The list would literally end there.
It’s okay to not be okay…because we’re all not okay. Not a single one of us are okay. Anyone who says they’re okay is lying, or in denial. But let’s be clear, not being okay does not equate to being miserable. Or to having a total lack of joy. Not being okay is the reality of the human condition. It’s the reality of living in a fallen world that ever-so-desperately needs Jesus. Not being okay means you have a heart, one that feels, processes, and encounters real emotion and experience. One that grieves and celebrates. Not being okay means you’ve felt real pain. It means you have a genuine understanding of the sometimes harsh reality of
YOU ARE NOT ENOUGH.
But here’s the good news.

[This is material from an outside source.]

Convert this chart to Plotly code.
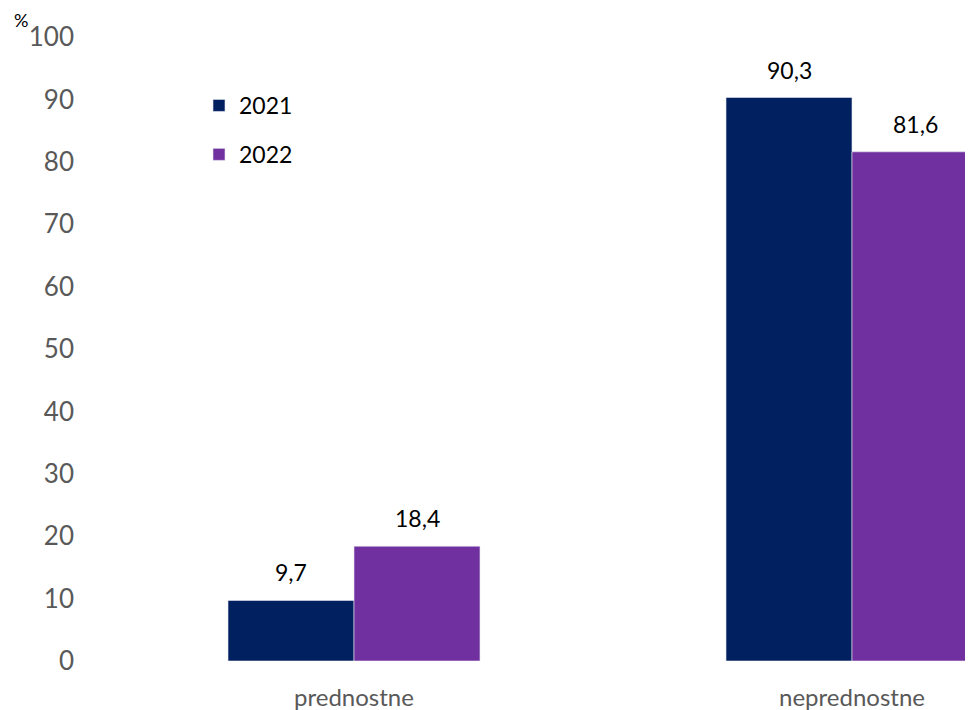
import plotly.graph_objects as go

categories = ["prednostne", "neprednostne"]
years = ["2021", "2022"]
values_2021 = [9.7, 90.3]
values_2022 = [18.4, 81.6]
y_ticks = [0, 10, 20, 30, 40, 50, 60, 70, 80, 90, 100]

colors = {"2021": "#002060", "2022": "#7030A0"}
series = {"2021": values_2021, "2022": values_2022}

FONT = "Lato, 'Open Sans', sans-serif"

W, H = 973, 702
ML, MR, MT, MB = 97, 0, 29, 49
PW, PH = W - ML - MR, H - MT - MB
CAT_PX = 498  # pixels per category

fig = go.Figure()
for yr in years:
    fig.add_trace(go.Bar(
        x=categories, y=series[yr], name=yr,
        marker=dict(color=colors[yr], line=dict(color="#e8e8f0", width=0.6)),
        legendgroup=yr,
    ))

offsets = {"2021": -0.1265, "2022": 0.1265}
annotations = []
for yr in years:
    for i, v in enumerate(series[yr]):
        annotations.append(dict(
            x=i + offsets[yr], y=v, xref="x", yref="y",
            text=f"{v:.1f}".replace(".", ","), showarrow=False,
            yanchor="bottom", yshift=12,
            font=dict(family=FONT, size=23, color="#000000"),
        ))
annotations.append(dict(
    x=(4 - ML) / PW, y=1 + (MT - 12) / PH, xref="paper", yref="paper",
    xanchor="left", yanchor="middle",
    text="%", showarrow=False, font=dict(family=FONT, size=18, color="#000000"),
))

fig.update_layout(
    width=W, height=H,
    margin=dict(l=ML, r=MR, t=MT, b=MB),
    paper_bgcolor="white", plot_bgcolor="white",
    barmode="group", bargap=0.494, bargroupgap=0,
    separators=", ",
    font=dict(family=FONT),
    showlegend=True,
    legend=dict(
        x=(199 - 8 - ML) / PW, y=1 - (84 - 37) / PH, xanchor="left", yanchor="top",
        font=dict(family=FONT, size=23, color="#000000"),
        traceorder="grouped", tracegroupgap=16,
        bgcolor="rgba(0,0,0,0)", itemwidth=30,
    ),
    xaxis=dict(
        type="category", range=[-0.5, -0.5 + PW / CAT_PX], automargin=False,
        showgrid=False, showline=False, zeroline=False,
        tickfont=dict(family=FONT, size=24, color="#595959"),
        ticks="", ticklabelstandoff=20,
    ),
    yaxis=dict(
        range=[0, 100], tickvals=y_ticks, automargin=False,
        showgrid=False, showline=False, zeroline=False,
        tickfont=dict(family=FONT, size=26, color="#595959"),
        ticks="", ticklabelstandoff=30,
    ),
    annotations=annotations,
)

fig.write_html("out.html")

We weren’t left in our “not okayness.” We weren’t abandoned, forgotten, or tossed aside. We weren’t left to fend for ourselves or just “figure it out.” Our Abba Father made the ultimate provision. He sent His perfect Son to be the good and perfect sacrifice that would cover all of our “not okayness.” We sure as heck aren’t enough. And praise God for that, because if we’re honest with ourselves, like…really honest…most of us wouldn’t want things to actually hinge on ‘how well we lived our lives’ or ‘how good we were’…
Not being okay looks like banking on this truth:
“But he said to me, “My grace is sufficient for you, for my power is made perfect in weakness.” Therefore I will boast all the more gladly about my weaknesses, so that Christ’s power may rest on me.” -2 Corinthians 12:9
Not being okay looks like telling your friends you’re not okay.
Not being okay looks like giving yourself the same grace that Jesus gives us everyday.
Not being okay looks like being part of the biggest club of ‘not okay’ people.
Not being okay ALSO looks like:
-trusting God more than you ever have before
-trusting community in a way you’ve never imagined
-standing more confidently in who you are, knowing that who you are has nothing to do with you and everything to do with Jesus
-having the humility necessary to say “I’m not okay, just give me Jesus.”